DEV Community

Apex Stack
Apex Stack

Posted on • Originally published at Medium

I Built a 287,000-Page Website. Here's What I Learned About Programmatic SEO.

Most SEO advice boils down to the same thing: pick a keyword, write an article, wait three months, repeat. If you want 10x the traffic, you write 10x the content. That math doesn't work if you're one person.

About a year ago I started experimenting with a different approach. Instead of writing articles one by one, I built a system that generates pages programmatically — one template, one data pipeline, thousands of output pages. Each page targets a specific long-tail keyword. The effort goes into building the machine, not feeding it.

The site I built is a stock comparison engine. You type in two tickers and get a side-by-side breakdown: financials, dividends, growth metrics, the works. Simple concept, but at scale it covers every meaningful stock pair — across 12 languages.

287,000 pages. One person. No content team.

Here's what actually happened.

The Stack

Nothing exotic. Astro for static site generation — fast, SEO-friendly, handles thousands of routes without breaking. Supabase PostgreSQL for the data layer. yfinance API for pulling financial data.
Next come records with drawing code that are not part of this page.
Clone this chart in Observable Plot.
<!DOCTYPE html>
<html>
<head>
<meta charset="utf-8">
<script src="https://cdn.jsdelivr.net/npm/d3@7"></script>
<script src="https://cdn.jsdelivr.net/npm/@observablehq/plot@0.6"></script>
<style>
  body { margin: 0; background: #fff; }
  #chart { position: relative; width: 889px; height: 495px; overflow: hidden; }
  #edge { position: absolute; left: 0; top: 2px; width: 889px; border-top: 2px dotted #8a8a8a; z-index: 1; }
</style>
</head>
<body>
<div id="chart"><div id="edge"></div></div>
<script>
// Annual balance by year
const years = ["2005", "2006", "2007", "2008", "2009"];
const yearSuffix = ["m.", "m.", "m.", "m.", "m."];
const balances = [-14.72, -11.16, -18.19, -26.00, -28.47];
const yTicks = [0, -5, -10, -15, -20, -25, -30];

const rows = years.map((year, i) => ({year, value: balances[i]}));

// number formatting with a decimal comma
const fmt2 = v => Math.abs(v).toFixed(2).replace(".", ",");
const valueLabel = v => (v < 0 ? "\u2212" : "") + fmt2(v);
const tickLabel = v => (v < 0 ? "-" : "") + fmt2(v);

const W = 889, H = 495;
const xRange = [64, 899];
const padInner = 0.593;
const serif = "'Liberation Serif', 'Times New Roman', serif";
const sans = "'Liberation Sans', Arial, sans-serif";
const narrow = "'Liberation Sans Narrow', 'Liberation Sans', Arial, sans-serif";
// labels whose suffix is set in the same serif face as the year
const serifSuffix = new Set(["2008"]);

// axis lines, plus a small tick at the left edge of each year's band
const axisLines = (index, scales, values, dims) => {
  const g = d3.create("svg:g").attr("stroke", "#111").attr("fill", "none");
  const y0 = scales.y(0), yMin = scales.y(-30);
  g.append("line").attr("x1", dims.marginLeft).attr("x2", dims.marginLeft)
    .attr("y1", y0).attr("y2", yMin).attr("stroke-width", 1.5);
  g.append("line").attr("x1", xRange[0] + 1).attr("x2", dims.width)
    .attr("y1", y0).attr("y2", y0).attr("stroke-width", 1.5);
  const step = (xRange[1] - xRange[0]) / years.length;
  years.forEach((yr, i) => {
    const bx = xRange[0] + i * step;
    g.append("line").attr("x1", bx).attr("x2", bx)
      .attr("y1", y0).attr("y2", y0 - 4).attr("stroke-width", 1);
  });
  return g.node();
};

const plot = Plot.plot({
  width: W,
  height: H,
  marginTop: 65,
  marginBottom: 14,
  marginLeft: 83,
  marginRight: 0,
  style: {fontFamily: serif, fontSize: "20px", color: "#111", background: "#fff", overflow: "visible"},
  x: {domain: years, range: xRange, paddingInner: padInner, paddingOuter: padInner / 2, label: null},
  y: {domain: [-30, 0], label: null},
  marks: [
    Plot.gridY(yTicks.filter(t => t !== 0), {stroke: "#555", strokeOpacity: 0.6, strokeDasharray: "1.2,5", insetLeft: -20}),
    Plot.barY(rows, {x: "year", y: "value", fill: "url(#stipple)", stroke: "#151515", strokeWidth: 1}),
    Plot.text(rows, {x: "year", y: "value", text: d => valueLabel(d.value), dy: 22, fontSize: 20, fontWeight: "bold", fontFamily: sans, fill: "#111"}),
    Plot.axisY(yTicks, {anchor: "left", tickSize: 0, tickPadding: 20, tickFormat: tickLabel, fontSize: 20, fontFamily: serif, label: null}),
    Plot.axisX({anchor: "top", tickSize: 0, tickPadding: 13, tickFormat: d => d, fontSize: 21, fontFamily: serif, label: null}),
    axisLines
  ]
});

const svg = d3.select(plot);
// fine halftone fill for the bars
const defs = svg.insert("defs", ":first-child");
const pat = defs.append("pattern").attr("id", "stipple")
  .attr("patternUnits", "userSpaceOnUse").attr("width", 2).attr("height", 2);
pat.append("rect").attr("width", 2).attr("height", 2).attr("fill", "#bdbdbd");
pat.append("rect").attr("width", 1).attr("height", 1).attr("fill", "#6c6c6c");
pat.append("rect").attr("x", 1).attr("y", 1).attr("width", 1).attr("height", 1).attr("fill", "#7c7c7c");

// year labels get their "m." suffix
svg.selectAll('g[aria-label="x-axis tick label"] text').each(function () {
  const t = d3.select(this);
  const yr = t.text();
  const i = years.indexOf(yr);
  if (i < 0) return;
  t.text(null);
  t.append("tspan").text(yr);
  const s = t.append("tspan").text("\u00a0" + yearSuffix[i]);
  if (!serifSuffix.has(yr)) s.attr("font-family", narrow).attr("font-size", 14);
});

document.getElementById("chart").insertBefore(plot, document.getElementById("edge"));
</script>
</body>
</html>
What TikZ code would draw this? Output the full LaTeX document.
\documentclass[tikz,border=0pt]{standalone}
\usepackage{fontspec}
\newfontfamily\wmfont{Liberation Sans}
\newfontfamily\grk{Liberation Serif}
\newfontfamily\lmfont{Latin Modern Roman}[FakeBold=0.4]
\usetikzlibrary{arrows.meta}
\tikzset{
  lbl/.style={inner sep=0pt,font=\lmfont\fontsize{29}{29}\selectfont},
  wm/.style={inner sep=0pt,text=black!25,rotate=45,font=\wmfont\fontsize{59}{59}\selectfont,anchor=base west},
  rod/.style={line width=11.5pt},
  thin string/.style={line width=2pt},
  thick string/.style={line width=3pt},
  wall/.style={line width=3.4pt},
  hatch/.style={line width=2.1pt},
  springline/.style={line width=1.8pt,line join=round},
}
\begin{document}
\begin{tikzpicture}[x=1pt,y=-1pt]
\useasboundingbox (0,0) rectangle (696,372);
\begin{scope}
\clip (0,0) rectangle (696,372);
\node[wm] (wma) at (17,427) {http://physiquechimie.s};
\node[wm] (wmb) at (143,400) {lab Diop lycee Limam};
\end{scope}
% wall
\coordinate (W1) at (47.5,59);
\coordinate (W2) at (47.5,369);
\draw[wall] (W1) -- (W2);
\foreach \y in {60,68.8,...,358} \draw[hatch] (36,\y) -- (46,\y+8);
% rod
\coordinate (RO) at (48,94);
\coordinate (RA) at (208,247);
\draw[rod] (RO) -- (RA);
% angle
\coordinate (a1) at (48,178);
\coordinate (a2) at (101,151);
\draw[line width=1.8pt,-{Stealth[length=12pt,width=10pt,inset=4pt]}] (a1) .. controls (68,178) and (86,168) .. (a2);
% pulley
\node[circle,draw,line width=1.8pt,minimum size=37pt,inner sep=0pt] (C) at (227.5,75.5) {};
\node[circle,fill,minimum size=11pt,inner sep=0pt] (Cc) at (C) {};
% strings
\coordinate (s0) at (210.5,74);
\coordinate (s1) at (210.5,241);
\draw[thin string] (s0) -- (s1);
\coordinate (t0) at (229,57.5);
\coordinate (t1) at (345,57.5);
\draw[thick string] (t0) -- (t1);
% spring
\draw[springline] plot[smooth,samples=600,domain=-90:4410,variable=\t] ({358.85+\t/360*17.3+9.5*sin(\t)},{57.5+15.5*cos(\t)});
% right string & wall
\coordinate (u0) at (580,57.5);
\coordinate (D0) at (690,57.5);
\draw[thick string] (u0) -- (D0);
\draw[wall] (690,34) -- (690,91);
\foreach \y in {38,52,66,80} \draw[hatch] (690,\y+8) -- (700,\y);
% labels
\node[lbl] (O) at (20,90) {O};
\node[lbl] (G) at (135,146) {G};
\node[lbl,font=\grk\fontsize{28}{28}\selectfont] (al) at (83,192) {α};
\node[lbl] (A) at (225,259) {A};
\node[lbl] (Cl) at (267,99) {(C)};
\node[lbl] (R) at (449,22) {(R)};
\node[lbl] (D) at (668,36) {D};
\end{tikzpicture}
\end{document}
A local Llama 3 instance for generating the narrative sections on each page.

Total monthly cost: under $50.

The key insight was separating data from presentation. The database holds structured financial data for 8,000+ tickers. The templates define how that data gets rendered into comparison pages. The AI fills in the gaps — generating human-readable analysis that's unique to each pair.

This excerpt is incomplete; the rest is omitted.